— Problem —
Restate the listing that follows word for word, without its pictures.

---------- Information shown ----------

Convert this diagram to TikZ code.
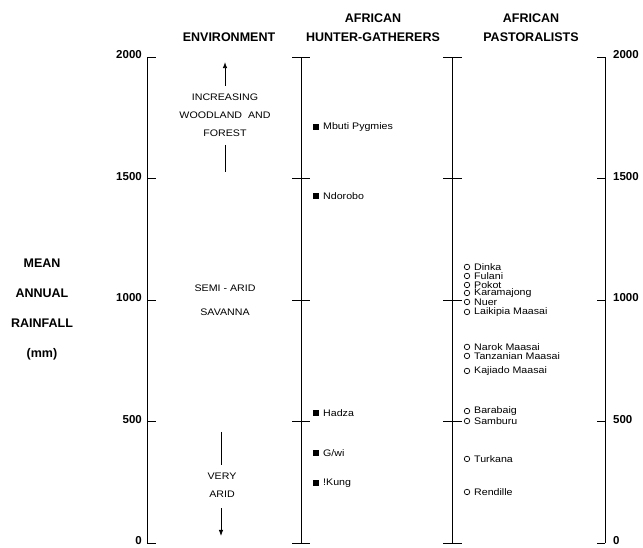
\documentclass[tikz,border=0pt]{standalone}
\usepackage{fontspec}
\setmainfont{Liberation Sans}
\newfontfamily\widefont[FakeStretch=1.12]{Liberation Sans}
\usetikzlibrary{arrows.meta}
\tikzstyle{axis}=[line width=1pt]
\tikzstyle{hg}=[rectangle, fill=black, inner sep=0pt, minimum size=6pt]
\tikzstyle{past}=[circle, draw, line width=0.7pt, inner sep=0pt, minimum size=5.5pt]
\tikzstyle{head}=[font=\bfseries\fontsize{12.5}{19}\selectfont, align=center, inner sep=0pt]
\tikzstyle{num}=[font=\bfseries\fontsize{11.5}{14}\selectfont, inner sep=0pt, yshift=2pt]
\tikzstyle{env}=[font=\widefont\fontsize{9.5}{18}\selectfont, align=center, inner sep=0pt]
\tikzstyle{tribe}=[font=\widefont\fontsize{9.5}{10}\selectfont, anchor=west, inner sep=0pt]
\tikzstyle{envarrow}=[line width=0.8pt, -{Latex[length=6pt,width=4.5pt]}]

\begin{document}
\begin{tikzpicture}[x=1pt, y=0.243pt]
	\useasboundingbox (0,-16.5) rectangle (643,2234.6);
	% column headers
	\node[head] (henv) at (229,2082) {ENVIRONMENT};
	\node[head] (hhg) at (373,2121) {AFRICAN\\HUNTER-GATHERERS};
	\node[head] (hpast) at (531,2121) {AFRICAN\\PASTORALISTS};
	\node[head, align=center, font=\bfseries\fontsize{12.5}{30}\selectfont] (ylab) at (42,960) {MEAN\\ANNUAL\\RAINFALL\\(mm)};
	% axes
	\coordinate (L0) at (147,0); \coordinate (L1) at (147,2000);
	\coordinate (M0) at (301,0); \coordinate (M1) at (301,2000);
	\coordinate (P0) at (452,0); \coordinate (P1) at (452,2000);
	\coordinate (R0) at (605,0); \coordinate (R1) at (605,2000);
	\draw[axis] (L0)--(L1) (M0)--(M1) (P0)--(P1) (R0)--(R1);
	\foreach \v in {0,500,...,2000} {
		\draw[axis] (147,\v) -- ++(9,0);
		\draw[axis] (292,\v) -- ++(18,0);
		\draw[axis] (443,\v) -- ++(19,0);
		\draw[axis] (605,\v) -- ++(-8,0);
		\node[num, anchor=east] (nl\v) at (142,\v) {\v};
		\node[num, anchor=west] (nr\v) at (613,\v) {\v};
	}
	% environment
	\node[env] (wood) at (225,1761) {INCREASING\\WOODLAND \ AND\\FOREST};
	\coordinate (uptail) at (225,1881); \coordinate (uptip) at (225,1979);
	\coordinate (wtop) at (225,1638); \coordinate (wbot) at (225,1527);
	\draw[envarrow] (uptail)--(uptip);
	\draw[line width=0.8pt] (wtop)--(wbot);
	\node[env, font=\widefont\fontsize{9.5}{24}\selectfont] (sav) at (225,1000) {SEMI - ARID\\SAVANNA};
	\node[env] (arid) at (222,237) {VERY\\ARID};
	\coordinate (atop) at (221,457); \coordinate (abot) at (221,321);
	\coordinate (dntail) at (221,144); \coordinate (dntip) at (221,29);
	\draw[line width=0.8pt] (atop)--(abot);
	\draw[envarrow] (dntail)--(dntip);
	% hunter-gatherers
	\foreach \v/\t [count=\i] in {1712/Mbuti Pygmies, 1428/Ndorobo, 535/Hadza, 370/{G/wi}, 247/!Kung} {
		\node[hg] (h\i) at (316,\v) {};
		\node[tribe] (ht\i) at (323,\v) {\t};
	}
	% pastoralists
	\foreach \v/\t [count=\i] in {1136/Dinka, 1099/Fulani, 1062/Pokot, 1029/Karamajong, 992/Nuer,
		951/Laikipia Maasai, 807/Narok Maasai, 770/Tanzanian Maasai, 708/Kajiado Maasai,
		543/Barabaig, 502/Samburu, 346/Turkana, 210/Rendille} {
		\node[past] (p\i) at (467,\v) {};
		\node[tribe] (pt\i) at (474,\v) {\t};
	}
\end{tikzpicture}
\end{document}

----------

— Output for this task —
Convert this diagram to TikZ code.
\documentclass[tikz,border=0pt]{standalone}
\usepackage{fontspec}
\setmainfont{Liberation Sans}
\newfontfamily\widefont[FakeStretch=1.12]{Liberation Sans}
\usetikzlibrary{arrows.meta}
\tikzstyle{axis}=[line width=1pt]
\tikzstyle{hg}=[rectangle, fill=black, inner sep=0pt, minimum size=6pt]
\tikzstyle{past}=[circle, draw, line width=0.7pt, inner sep=0pt, minimum size=5.5pt]
\tikzstyle{head}=[font=\bfseries\fontsize{12.5}{19}\selectfont, align=center, inner sep=0pt]
\tikzstyle{num}=[font=\bfseries\fontsize{11.5}{14}\selectfont, inner sep=0pt, yshift=2pt]
\tikzstyle{env}=[font=\widefont\fontsize{9.5}{18}\selectfont, align=center, inner sep=0pt]
\tikzstyle{tribe}=[font=\widefont\fontsize{9.5}{10}\selectfont, anchor=west, inner sep=0pt]
\tikzstyle{envarrow}=[line width=0.8pt, -{Latex[length=6pt,width=4.5pt]}]

\begin{document}
\begin{tikzpicture}[x=1pt, y=0.243pt]
	\useasboundingbox (0,-16.5) rectangle (643,2234.6);
	% column headers
	\node[head] (henv) at (229,2082) {ENVIRONMENT};
	\node[head] (hhg) at (373,2121) {AFRICAN\\HUNTER-GATHERERS};
	\node[head] (hpast) at (531,2121) {AFRICAN\\PASTORALISTS};
	\node[head, align=center, font=\bfseries\fontsize{12.5}{30}\selectfont] (ylab) at (42,960) {MEAN\\ANNUAL\\RAINFALL\\(mm)};
	% axes
	\coordinate (L0) at (147,0); \coordinate (L1) at (147,2000);
	\coordinate (M0) at (301,0); \coordinate (M1) at (301,2000);
	\coordinate (P0) at (452,0); \coordinate (P1) at (452,2000);
	\coordinate (R0) at (605,0); \coordinate (R1) at (605,2000);
	\draw[axis] (L0)--(L1) (M0)--(M1) (P0)--(P1) (R0)--(R1);
	\foreach \v in {0,500,...,2000} {
		\draw[axis] (147,\v) -- ++(9,0);
		\draw[axis] (292,\v) -- ++(18,0);
		\draw[axis] (443,\v) -- ++(19,0);
		\draw[axis] (605,\v) -- ++(-8,0);
		\node[num, anchor=east] (nl\v) at (142,\v) {\v};
		\node[num, anchor=west] (nr\v) at (613,\v) {\v};
	}
	% environment
	\node[env] (wood) at (225,1761) {INCREASING\\WOODLAND \ AND\\FOREST};
	\coordinate (uptail) at (225,1881); \coordinate (uptip) at (225,1979);
	\coordinate (wtop) at (225,1638); \coordinate (wbot) at (225,1527);
	\draw[envarrow] (uptail)--(uptip);
	\draw[line width=0.8pt] (wtop)--(wbot);
	\node[env, font=\widefont\fontsize{9.5}{24}\selectfont] (sav) at (225,1000) {SEMI - ARID\\SAVANNA};
	\node[env] (arid) at (222,237) {VERY\\ARID};
	\coordinate (atop) at (221,457); \coordinate (abot) at (221,321);
	\coordinate (dntail) at (221,144); \coordinate (dntip) at (221,29);
	\draw[line width=0.8pt] (atop)--(abot);
	\draw[envarrow] (dntail)--(dntip);
	% hunter-gatherers
	\foreach \v/\t [count=\i] in {1712/Mbuti Pygmies, 1428/Ndorobo, 535/Hadza, 370/{G/wi}, 247/!Kung} {
		\node[hg] (h\i) at (316,\v) {};
		\node[tribe] (ht\i) at (323,\v) {\t};
	}
	% pastoralists
	\foreach \v/\t [count=\i] in {1136/Dinka, 1099/Fulani, 1062/Pokot, 1029/Karamajong, 992/Nuer,
		951/Laikipia Maasai, 807/Narok Maasai, 770/Tanzanian Maasai, 708/Kajiado Maasai,
		543/Barabaig, 502/Samburu, 346/Turkana, 210/Rendille} {
		\node[past] (p\i) at (467,\v) {};
		\node[tribe] (pt\i) at (474,\v) {\t};
	}
\end{tikzpicture}
\end{document}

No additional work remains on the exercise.